China to produce ‘waste and raw materials’ catalogue

EXCLUSIVE: China’s delegation to the World Trade Organization has confirmed that it will be producing a catalogue of ‘solid waste materials’ which can be imported as ‘raw materials’.

At the same time a statement at the WTO in December, from the delegation of China, said that over past decades, enterprises from other member states have sent “large quantities of solid wastes to China” and “derived huge financial gains”. China called on these states to make contributions to “global environmental protection”.

China also has reminded other countries that reforming its import administration for solid wastes “is one of the most important steps that the Chinese government has taken to implement the new Development ideas, safeguard the eco-environment safety and population health”.

The latest information about China’s solid waste rules was heard at a recent WTO trade committee meeting (picture: WTO)

China’s plan to produce a ‘raw materials from solid waste products’ catalogue along with their restrictions were presented to the WTO last month. Current restrictions into China are contained in a “Catalogue of solid wastes forbidden to import into China”. In this recent statement, China said it plans “to notify a catalogue of solid waste products that can be used as raw materials to the (WTO) Committee on Import Licensing along with their respective import restrictions.”

End of 2020 ban

The solid waste/raw materials catalogue is expected to be submitted to the WTO during 2019. Its contents will be of major interest to exporters of waste paper and scrap metal to Chinese mills because of the current proposed ban on all waste imports into China from the end of 2020.

There are hopes within the European Union that via the catalogue China will continue to allow the import of some waste materials for reprocessing, if they are of a very high quality and can be deemed as raw materials rather than waste.

Importer from UK

China has already imposed restrictions or bans on a range of solid waste imports, for example, with tight quality limits on the waste materials (such as cardboard) which are still allowed in. The country remains a very significant importer of waste materials from the UK, primarily used cardboard, newspapers and office grade waste paper as well as scrap metal (principally non-ferrous grades), even though Chinese mills are now producing outside of China and other countries, such as Vietnam, are becoming bigger importers of recyclables.

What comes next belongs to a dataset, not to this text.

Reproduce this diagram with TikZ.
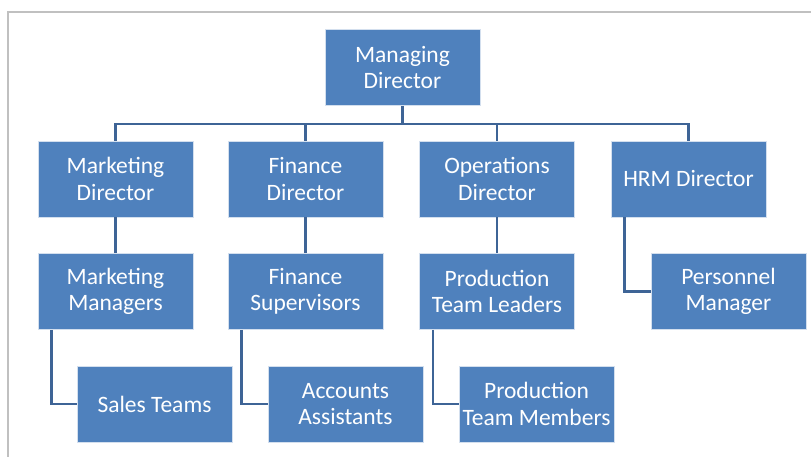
\documentclass[tikz,border=0pt]{standalone}
\usepackage{fontspec}
\setmainfont{Carlito}
\definecolor{boxblue}{RGB}{79,129,189}
\definecolor{linkblue}{RGB}{62,100,150}
\definecolor{frame}{RGB}{192,192,192}
\tikzset{
  orgbox/.style={rectangle, fill=boxblue, draw=white!75!boxblue, line width=0.8pt,
    minimum width=155pt, minimum height=76pt, inner sep=0pt, align=center,
    text=white, font=\fontsize{23.5}{26.5}\selectfont},
  link/.style={draw=linkblue, line width=2.4pt}
}
\begin{document}
\begin{tikzpicture}[x=1pt,y=-1pt]
\useasboundingbox (0,0) rectangle (811,457);
\draw[frame, line width=2pt] (8,457) -- (8,12.5) -- (811,12.5);
\node[orgbox] (md) at (402.5,67.5) {Managing\\Director};
\node[orgbox] (mkt) at (115.5,179) {Marketing\\Director};
\node[orgbox] (fin) at (305.5,179) {Finance\\Director};
\node[orgbox] (ops) at (497,179) {Operations\\Director};
\node[orgbox] (hrm) at (688.5,179) {HRM Director};
\node[orgbox] (mm) at (115.5,291.5) {Marketing\\Managers};
\node[orgbox] (fs) at (305.5,291.5) {Finance\\Supervisors};
\node[orgbox] (ptl) at (497,291.5) {Production\\Team Leaders};
\node[orgbox] (pm) at (728.5,291.5) {Personnel\\Manager};
\node[orgbox] (st) at (154.5,404) {Sales Teams};
\node[orgbox] (aa) at (345.5,404) {Accounts\\Assistants};
\node[orgbox] (ptm) at (536.5,404) {Production\\Team Members};
\coordinate (bus) at (402.5,124);
\draw[link] (md.south) -- (bus) -| (mkt.north);
\draw[link] (bus) -| (fin.north);
\draw[link] (bus) -| (ops.north);
\draw[link] (bus) -| (hrm.north);
\draw[link] (mkt.south) -- (mm.north);
\draw[link] (fin.south) -- (fs.north);
\draw[link] (ops.south) -- (ptl.north);
\draw[link] ([xshift=14pt]hrm.south west) |- (pm.west);
\draw[link] ([xshift=14pt]mm.south west) |- (st.west);
\draw[link] ([xshift=14pt]fs.south west) |- (aa.west);
\draw[link] ([xshift=14pt]ptl.south west) |- (ptm.west);
\end{tikzpicture}
\end{document}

The UK recycling industry and its counterparts in Europe, the US, Canada, South Korea and Australia told the WTO they were all concerned about the impacts of the end of 2020 ban which was announced last June, as part of a wide-ranging package of environmental improvement measures. Then, China’s Central Committee of the Communist Party and the State Council on Ecological and Environment Protection said that there would be a total ban on foreign waste imports by the end of 2020: “It is a total ban on the entry of foreign garbage, cracking down on smuggling, drastically reducing the types and quantities of solid waste imports, and striving to achieve zero import of solid waste by the end of 2020.”

The ban will have a huge impact on the recycling sector unless the raw materials catalogue permits high quality waste materials to count as raw materials.


The precise wording of the raw materials catalogue will be crucial. There is a hope, for example, that used cardboard with less than 0.5% contamination might be included as a raw material.

Simon Ellin, chief executive of the Recycling Association pictured recently with Shouyun Huang, managing director, of CCIC London: they have worked together on quality measures for exports to China

And, the wording of China’s official statement at the WTO could be seen as giving some encouragement on this. The statement by China says: “China as a developing member with the largest population, must make the inevitable choice of restricting and prohibiting imports of solid wastes while improving its own domestic solid wastes treatment and disposal… China still allows the normal trade flow of raw materials processed from solid wastes but the import of solid wastes must be strictly controlled and regulated in order to reduce the risks to human, animal and plant life and health as well as to the eco-environment”.


Giving a perspective from the UK’s waste/recovered paper sector, Simon Ellin, chief executive of the Recycling Association, said: “One ray of light still out there is that while China has announced 32 categories of solid waste to be banned by 2020 we have made representations, with EURIC and others that if we are delivering cardboard with less than 0.5% outthrow, we have effectively achieved end of waste status.

“This material is a commodity and what we are hoping for is also that China understands that it is not going to be self-sufficient, and will recognise we are delivering a commodity and take it off the waste list as it is not a waste.”

Mr Ellin added: “We have proved – and the inspection service CCIC have said – that the UK is a tier one supplier; we are viewed in China that the material supplied is the Premier League of quality. The material for China is way better than the 1.5% EN643 level in our own European standards.”


Emmanuel Katrakis, secretary general of the Brussels-based European Recycling Industries Confederation (EURIC), told that the WTO statement by the China delegation “could be a positive step forward. But, to fully grasp if it is positive we need to see the document as soon as possible to look at it and assess it on its merits.”